Romper las ínsulas no es un gesto de «buena voluntad» ni una concesión a la diversidad, es una necesidad de vida o muerte. Porque la transformación social no es un club privado ni una cofradía de iluminados. Es una construcción colectiva y contradictoria, un proceso de semiosis abierto en el que los pueblos se constituyen a sí mismos como sujeto político dinámico. Los pueblos no son una esencia, son una construcción económica, política, simbólica e histórica. No se los encuentra en la pureza de ninguna vanguardia autoproclamada, sino en la multiplicidad de voces que luchan por una vida digna. Romper las ínsulas significa abrir el proceso semiótico a esa multiplicidad. Escuchar. Transformar. Descolonizar los sentidos. La unidad no es fusión: es articulación material y dialéctica.
Ninguna unidad política se decreta. Se construye en el conflicto, con la dialéctica de la lucha de clases. Pero ese conflicto debe tener una dirección: la emancipación. Toda articulación política real exige tensiones, síntesis, rupturas y reorganizaciones. La semiosis transformadora no teme las contradicciones porque las entiende como su motor de avance. La unidad no es uniformidad. No es el silencio del que obedece. Es el resultado de una práctica que pone en común las diferencias para construir poder popular. Toda organización transformadora que desconozca o que nigue esta dialéctica se encierra en una semiosis de muerte: la muerte del pensamiento, del debate, de la transformación.

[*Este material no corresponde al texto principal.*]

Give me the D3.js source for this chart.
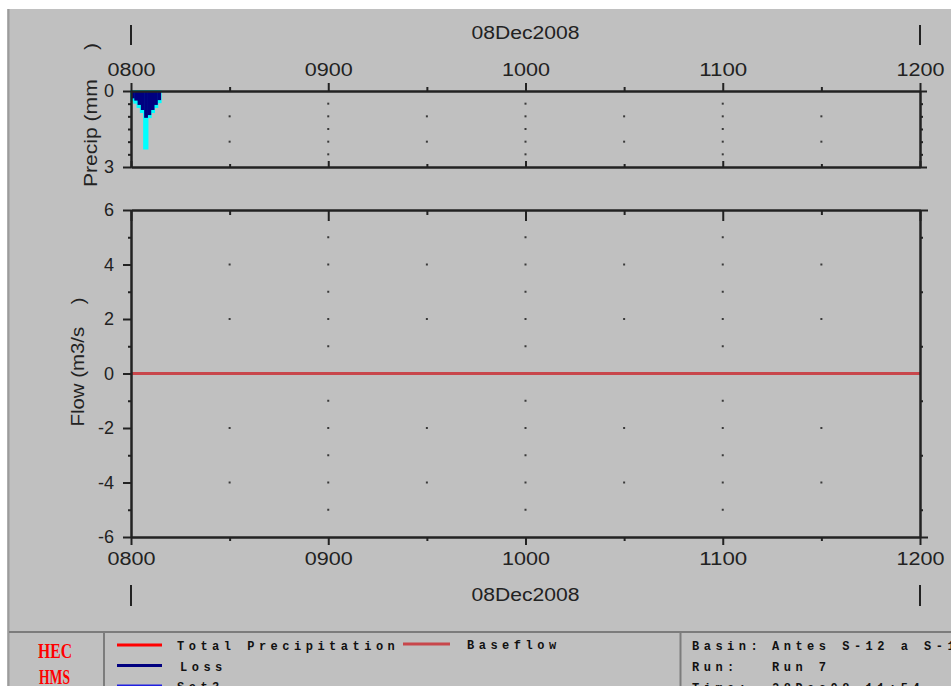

Hacia una semiótica de la emancipación. Una Filosofía de la Semiosis comprometida con la transformación social no puede permanecer neutral ante estos procesos. Debe intervenir en las disputas del sentido, denunciar los simulacros, desenmascarar las ínsulas disfrazadas de radicalidad. Deben abrir caminos simbólicos hacia una nueva hegemonía de lo común, donde los signos se pongan al servicio de la vida. Es necesario construir una semiótica de la emancipación que no tema al desacuerdo, que no excluya a priori, que no absolutice ninguna forma. Una semiótica que no se limita a interpretar los signos de la lucha, sino que los producen, los disputa, los múltiples. No hay revolución sin lucha simbólica. No hay lucha simbólica sin ruptura de las ínsulas. Romper las ínsulas es también un acto dialéctico. Hay que superar cientos de hábitos y vicios, ciertos liderazgos, ciertos discursos que ya no tienen potencia transformadora. Hay que despedirse de las nostalgias organizativas y de los estandartes personales. Hay que renunciar a la comodidad del encierro. Porque la historia no espera a los que se repiten.
Romper con las ínsulas y romper las ínsulas no es una renuncia, es una afirmación radical de la vida política. Es una invitación a pensar, a crear, a construir un nuevo lenguaje de la revolución. Vacunarse contra las traiciones, incluso. No quedar subordinado a las egolatrías ni a los dogmas, sino a la necesidad histórica de los pueblos por ser fuertes, libres e imposibles de esclavizar. Romper las ínsulas es cuestión de vida o muerte. Porque cada segundo que se pierde en la reproducción del sectarismo, se pierde en la construcción de poder popular. Porque mientras discutimos entre pequeñas ínsulas quién tiene la razón, el capitalismo arrasa con todo: cuerpos, tierras, lenguas, símbolos. No hay semiosis revolucionaria, sin apertura, sin escucha, sin transformación. Y no hay vida sin lucha. La semiosis es el campo donde se disputan los sentidos de la existencia. Por eso, romper las ínsulas políticas es un acto de defensa vital. Una batalla por recuperar el sentido de la revolución: el pueblo como sujeto colectivo de la historia.